September 2, 2015 by · Leave a Comment 

By Samuel Phineas Upham

Throughout history, the practice of loaning money to governments has been integral to the development of society. Municipal bonds may not have had the structure they have today, but they pre-date most modern banking by several centuries.

Some of the earliest examples of what we recognize as municipal bonds come from REnaissence Italy, where city-states formed lending contracts with wealthy bankers in order to finance infrastructure and improvements.

One of the first recorded municipal bonds in United States history occurred in New York City in 1812. The bond was used to fund the construction of a canal. This practice grew during the 1840s as cities found themselves in debt and struggling to keep up with the increased need for better city infrastructure.

By the Civil War, bonds were funding everything from railroad construction to public education. However, bonds were over utilized. The Northern Pacific Railroad carried construction costs so high that the bonds issued reduced access to new capital and directly led to the collapse of a bank owned by the railroad conglomerate.
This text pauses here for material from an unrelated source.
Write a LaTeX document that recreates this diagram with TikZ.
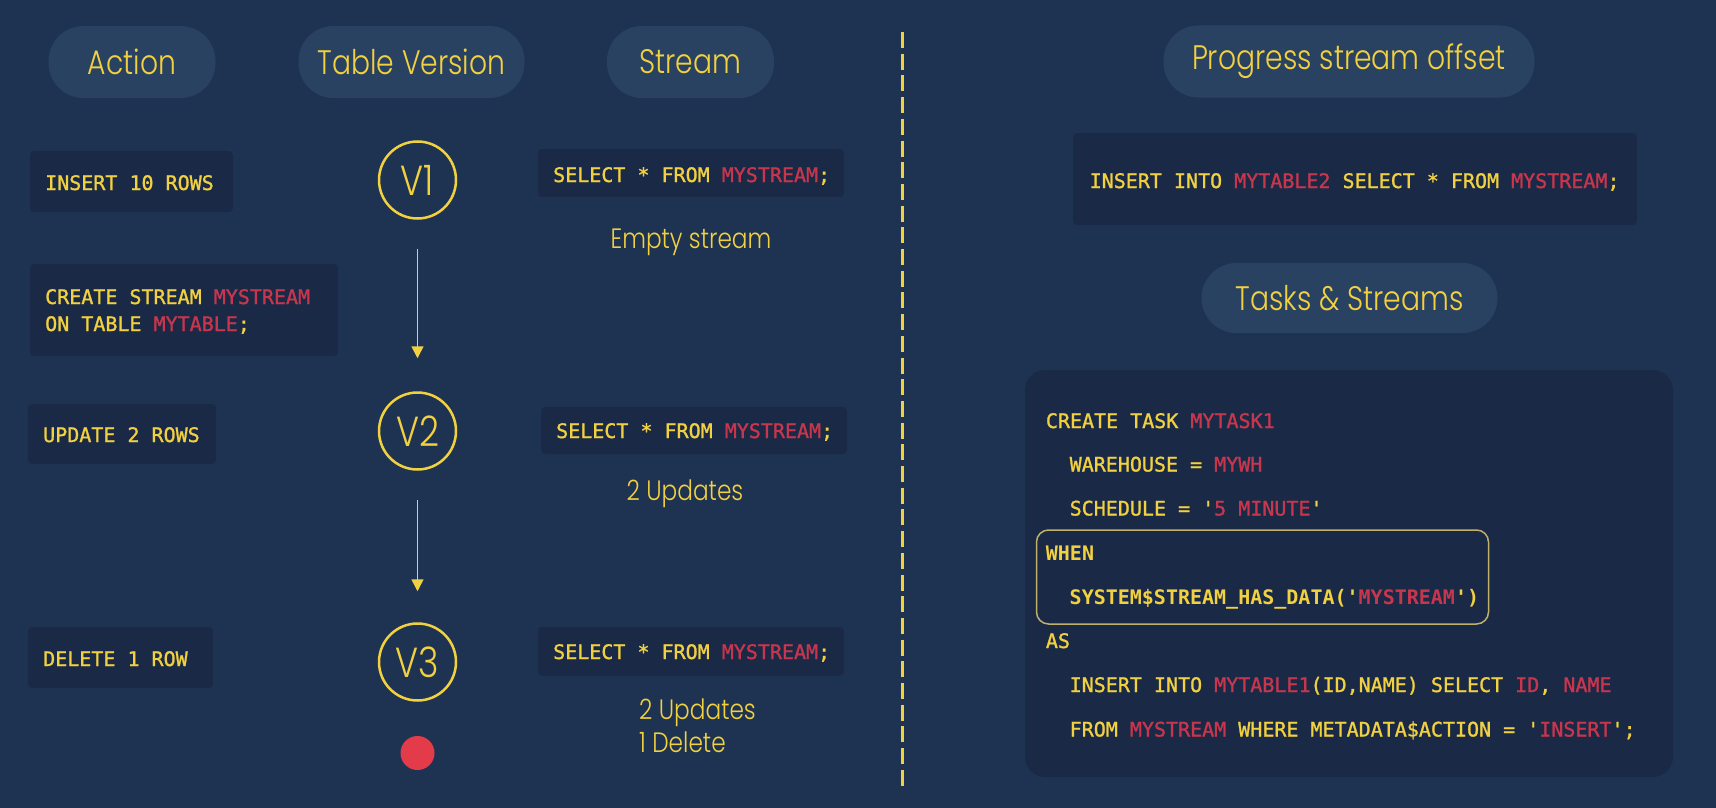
\documentclass[tikz,border=0pt]{standalone}
\usepackage{fontspec}
\usetikzlibrary{arrows.meta}
\newfontfamily\monof[FakeBold=1.2]{DejaVu Sans Mono}
\newfontfamily\monobf{DejaVu Sans Mono Bold}
\IfFontExistsTF{Poppins Light}{\newfontfamily\thinf[FakeStretch=0.83]{Poppins Light}}{\newfontfamily\thinf[FakeStretch=0.83]{Poppins}}
\definecolor{bgc}{HTML}{1E3352}
\definecolor{pillc}{HTML}{2A4262}
\definecolor{codec}{HTML}{1A2A46}
\definecolor{yel}{HTML}{F2D140}
\definecolor{redc}{HTML}{C8364E}
\definecolor{dotc}{HTML}{E43B4A}
\definecolor{hlc}{HTML}{BFB16A}
\newcommand\redtxt[1]{\textcolor{redc}{#1}}
\tikzset{
  pill/.style={fill=pillc, rounded corners=35pt, inner sep=0pt, text=yel, font=\thinf\fontsize{34}{40}\selectfont},
  codebox/.style={fill=codec, rounded corners=4pt, inner sep=0pt},
  code/.style={text=yel, font=\monof\fontsize{20}{24}\selectfont, inner sep=0pt, anchor=base west},
  boldcode/.style={code, font=\monobf\fontsize{20}{24}\selectfont},
  ver/.style={circle, draw=yel, line width=2.5pt, minimum size=77pt, inner sep=0pt, text=yel, font=\thinf\fontsize{42}{48}\selectfont},
  note/.style={text=yel, font=\thinf\fontsize{28}{33}\selectfont, inner sep=0pt},
  arr/.style={draw=yel, line width=1.5pt, -{Triangle[width=12pt,length=12pt]}},
  dashline/.style={draw=yel, line width=3pt, dash pattern=on 16pt off 5.7pt},
}
\begin{document}
\begin{tikzpicture}[x=1pt,y=-1pt]
\fill[bgc] (0,0) rectangle (1716,808);
\useasboundingbox (0,0) rectangle (1716,808);

% headers
\node[pill, minimum width=167pt, minimum height=72pt] (hAction) at (132,62) {Action};
\node[pill, minimum width=226pt, minimum height=72pt] (hTable) at (411.5,62) {Table Version};
\node[pill, minimum width=167pt, minimum height=72pt] (hStream) at (690.5,62) {Stream};
\node[pill, minimum width=371pt, minimum height=72pt] (hProg) at (1349,61.5) {Progress stream offset};
\node[pill, minimum width=296pt, minimum height=70pt] (hTasks) at (1349.5,298) {Tasks \& Streams};

% divider
\coordinate (dtop) at (902,32);
\coordinate (dbot) at (902,790);
\draw[dashline] (dtop) -- (dbot);

% actions
\node[codebox, minimum width=203pt, minimum height=61pt] (a1) at (131.5,181.5) {};
\node[code] (a1t) at (45,190) {INSERT 10 ROWS};
\node[codebox, minimum width=308pt, minimum height=92pt] (a2) at (184,310) {};
\node[code] (a2t) at (45,304) {CREATE STREAM \redtxt{MYSTREAM}};
\node[code] (a2u) at (45,331) {ON TABLE \redtxt{MYTABLE};};
\node[codebox, minimum width=188pt, minimum height=60pt] (a3) at (122,434) {};
\node[code] (a3t) at (43,442) {UPDATE 2 ROWS};
\node[codebox, minimum width=185pt, minimum height=61pt] (a4) at (120.5,657.5) {};
\node[code] (a4t) at (43,666) {DELETE 1 ROW};

% versions
\node[ver] (v1) at (417.5,180) {V1};
\node[ver] (v2) at (417.5,431) {V2};
\node[ver] (v3) at (417.5,662) {V3};
\draw[arr, shorten <=29pt, shorten >=33pt] (v1) -- (v2);
\draw[arr, shorten <=29pt, shorten >=31pt] (v2) -- (v3);
\node[circle, fill=dotc, minimum size=34pt, inner sep=0pt] (dot) at (417.5,753) {};

% stream
\node[codebox, minimum width=306pt, minimum height=48pt] (s1) at (691,173) {};
\node[code] (s1t) at (553,182) {SELECT * FROM \redtxt{MYSTREAM};};
\node[note, anchor=base] (n1) at (691,248) {Empty stream};
\node[codebox, minimum width=306pt, minimum height=47pt] (s2) at (694,430.5) {};
\node[code] (s2t) at (556,438) {SELECT * FROM \redtxt{MYSTREAM};};
\node[note, anchor=base] (n2) at (685,500) {2 Updates};
\node[codebox, minimum width=306pt, minimum height=49pt] (s3) at (691,651.5) {};
\node[code] (s3t) at (553,659) {SELECT * FROM \redtxt{MYSTREAM};};
\node[note, anchor=base west] (n3) at (639,719) {2 Updates};
\node[note, anchor=base west] (n4) at (639,752) {1 Delete};

% right side
\node[codebox, minimum width=564pt, minimum height=92pt] (p1) at (1355,179) {};
\node[code] (p1t) at (1089.5,188) {INSERT INTO \redtxt{MYTABLE2} SELECT * FROM \redtxt{MYSTREAM};};

\node[fill=codec, rounded corners=20pt, inner sep=0pt, minimum width=648pt, minimum height=407pt] (task) at (1349,573.5) {};
\node[draw=hlc, line width=1.5pt, rounded corners=12pt, inner sep=0pt, minimum width=452pt, minimum height=94pt] (hl) at (1262.5,577) {};
\node[code] (c1) at (1045.7,428) {CREATE TASK \redtxt{MYTASK1}};
\node[code] (c2) at (1069.5,471.5) {WAREHOUSE = \redtxt{MYWH}};
\node[code] (c3) at (1069.5,515.5) {SCHEDULE = '\redtxt{5 MINUTE}'};
\node[boldcode] (c4) at (1045.7,560) {WHEN};
\node[boldcode] (c5) at (1069.5,604.3) {SYSTEM\$STREAM\_HAS\_DATA('\redtxt{MYSTREAM}')};
\node[code] (c6) at (1045.7,648) {AS};
\node[code] (c7) at (1069.5,692) {INSERT INTO \redtxt{MYTABLE1}(ID,NAME) SELECT \redtxt{ID}, \redtxt{NAME}};
\node[code] (c8) at (1069.5,736.5) {FROM \redtxt{MYSTREAM} WHERE METADATA\$ACTION = '\redtxt{INSERT}';};
\end{tikzpicture}
\end{document}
Just before World War II, pre-war bonds were extremely popular as tensions began to heighten. America devoted a great deal of its financial resources to the development of its military strength, but those totals fell when the US went to war. Even though production increased, spending on the part of cities basically came to a halt.

Bonds have since become a part of most people’s investment portfolios. It feels good to invest in one’s city, or the growth of another, and the revenue can be tax free.